### [Source code of charts]
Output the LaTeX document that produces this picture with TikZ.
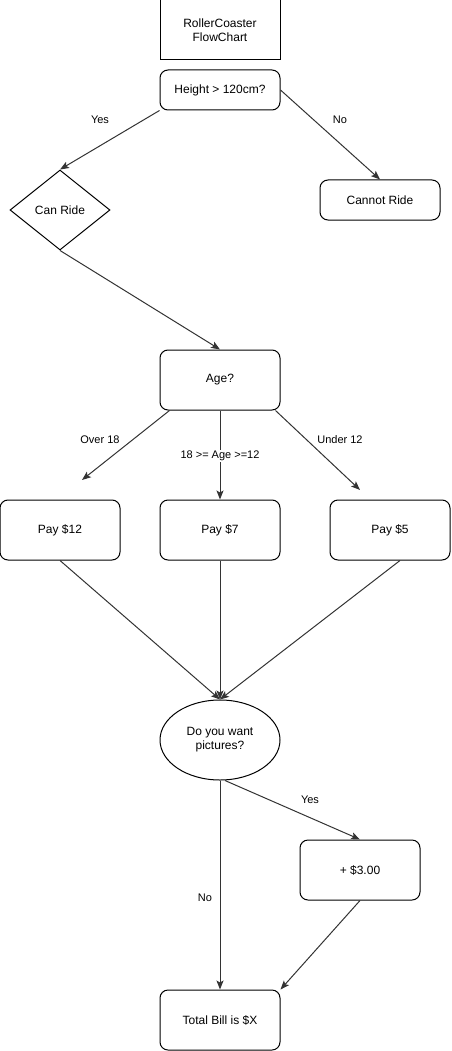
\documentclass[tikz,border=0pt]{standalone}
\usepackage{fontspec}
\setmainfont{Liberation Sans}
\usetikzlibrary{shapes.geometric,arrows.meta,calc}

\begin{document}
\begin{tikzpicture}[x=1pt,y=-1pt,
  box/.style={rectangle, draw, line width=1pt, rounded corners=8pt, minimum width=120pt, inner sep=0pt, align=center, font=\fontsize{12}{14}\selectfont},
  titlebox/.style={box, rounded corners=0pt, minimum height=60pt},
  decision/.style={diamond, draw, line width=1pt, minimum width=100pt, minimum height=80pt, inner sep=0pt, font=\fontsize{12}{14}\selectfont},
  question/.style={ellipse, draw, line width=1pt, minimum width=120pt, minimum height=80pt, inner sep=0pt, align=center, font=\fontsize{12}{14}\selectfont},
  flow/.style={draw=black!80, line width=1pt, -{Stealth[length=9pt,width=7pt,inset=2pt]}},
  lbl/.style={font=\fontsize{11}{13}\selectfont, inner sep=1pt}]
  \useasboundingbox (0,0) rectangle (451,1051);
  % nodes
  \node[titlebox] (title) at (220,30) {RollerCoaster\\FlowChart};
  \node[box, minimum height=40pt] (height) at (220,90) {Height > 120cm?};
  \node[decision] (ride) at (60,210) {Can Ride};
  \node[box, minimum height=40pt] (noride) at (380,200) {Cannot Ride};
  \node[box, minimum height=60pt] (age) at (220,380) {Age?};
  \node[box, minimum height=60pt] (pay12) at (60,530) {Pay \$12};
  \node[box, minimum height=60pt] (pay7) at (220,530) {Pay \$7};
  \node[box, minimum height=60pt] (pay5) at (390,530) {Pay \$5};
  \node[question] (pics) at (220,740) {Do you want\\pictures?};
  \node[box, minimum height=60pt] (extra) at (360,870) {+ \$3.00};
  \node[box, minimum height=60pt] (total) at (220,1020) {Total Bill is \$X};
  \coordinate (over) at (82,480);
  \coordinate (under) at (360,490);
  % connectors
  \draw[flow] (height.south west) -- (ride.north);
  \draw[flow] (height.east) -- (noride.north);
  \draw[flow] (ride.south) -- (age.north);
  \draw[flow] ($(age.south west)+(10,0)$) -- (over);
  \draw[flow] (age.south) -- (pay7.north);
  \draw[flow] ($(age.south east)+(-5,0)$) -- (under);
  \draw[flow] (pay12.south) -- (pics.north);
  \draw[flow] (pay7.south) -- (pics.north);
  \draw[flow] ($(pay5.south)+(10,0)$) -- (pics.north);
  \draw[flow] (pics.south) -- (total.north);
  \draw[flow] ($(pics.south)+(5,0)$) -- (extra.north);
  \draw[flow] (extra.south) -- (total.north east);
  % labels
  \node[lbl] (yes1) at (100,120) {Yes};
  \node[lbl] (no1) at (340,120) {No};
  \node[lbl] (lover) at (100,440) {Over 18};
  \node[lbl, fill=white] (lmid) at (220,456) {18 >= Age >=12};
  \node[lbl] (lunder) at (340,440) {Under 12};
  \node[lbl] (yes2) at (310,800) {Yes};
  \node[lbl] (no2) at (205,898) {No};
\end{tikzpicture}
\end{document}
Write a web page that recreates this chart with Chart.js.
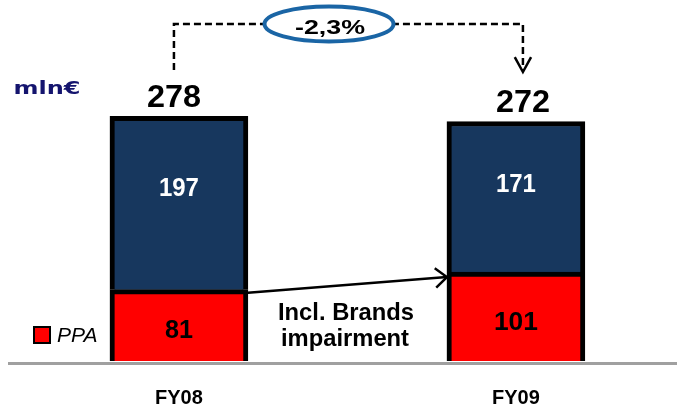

### [What you will do]
Write out every record above exactly as it stands, but leave out the pictures.

### [Task output]
Output the LaTeX document that produces this picture with TikZ.
\documentclass[tikz,border=0pt]{standalone}
\usepackage{fontspec}
\setmainfont{Liberation Sans}
\usetikzlibrary{shapes.geometric,arrows.meta,calc}

\begin{document}
\begin{tikzpicture}[x=1pt,y=-1pt,
  box/.style={rectangle, draw, line width=1pt, rounded corners=8pt, minimum width=120pt, inner sep=0pt, align=center, font=\fontsize{12}{14}\selectfont},
  titlebox/.style={box, rounded corners=0pt, minimum height=60pt},
  decision/.style={diamond, draw, line width=1pt, minimum width=100pt, minimum height=80pt, inner sep=0pt, font=\fontsize{12}{14}\selectfont},
  question/.style={ellipse, draw, line width=1pt, minimum width=120pt, minimum height=80pt, inner sep=0pt, align=center, font=\fontsize{12}{14}\selectfont},
  flow/.style={draw=black!80, line width=1pt, -{Stealth[length=9pt,width=7pt,inset=2pt]}},
  lbl/.style={font=\fontsize{11}{13}\selectfont, inner sep=1pt}]
  \useasboundingbox (0,0) rectangle (451,1051);
  % nodes
  \node[titlebox] (title) at (220,30) {RollerCoaster\\FlowChart};
  \node[box, minimum height=40pt] (height) at (220,90) {Height > 120cm?};
  \node[decision] (ride) at (60,210) {Can Ride};
  \node[box, minimum height=40pt] (noride) at (380,200) {Cannot Ride};
  \node[box, minimum height=60pt] (age) at (220,380) {Age?};
  \node[box, minimum height=60pt] (pay12) at (60,530) {Pay \$12};
  \node[box, minimum height=60pt] (pay7) at (220,530) {Pay \$7};
  \node[box, minimum height=60pt] (pay5) at (390,530) {Pay \$5};
  \node[question] (pics) at (220,740) {Do you want\\pictures?};
  \node[box, minimum height=60pt] (extra) at (360,870) {+ \$3.00};
  \node[box, minimum height=60pt] (total) at (220,1020) {Total Bill is \$X};
  \coordinate (over) at (82,480);
  \coordinate (under) at (360,490);
  % connectors
  \draw[flow] (height.south west) -- (ride.north);
  \draw[flow] (height.east) -- (noride.north);
  \draw[flow] (ride.south) -- (age.north);
  \draw[flow] ($(age.south west)+(10,0)$) -- (over);
  \draw[flow] (age.south) -- (pay7.north);
  \draw[flow] ($(age.south east)+(-5,0)$) -- (under);
  \draw[flow] (pay12.south) -- (pics.north);
  \draw[flow] (pay7.south) -- (pics.north);
  \draw[flow] ($(pay5.south)+(10,0)$) -- (pics.north);
  \draw[flow] (pics.south) -- (total.north);
  \draw[flow] ($(pics.south)+(5,0)$) -- (extra.north);
  \draw[flow] (extra.south) -- (total.north east);
  % labels
  \node[lbl] (yes1) at (100,120) {Yes};
  \node[lbl] (no1) at (340,120) {No};
  \node[lbl] (lover) at (100,440) {Over 18};
  \node[lbl, fill=white] (lmid) at (220,456) {18 >= Age >=12};
  \node[lbl] (lunder) at (340,440) {Under 12};
  \node[lbl] (yes2) at (310,800) {Yes};
  \node[lbl] (no2) at (205,898) {No};
\end{tikzpicture}
\end{document}
Write a web page that recreates this chart with Chart.js.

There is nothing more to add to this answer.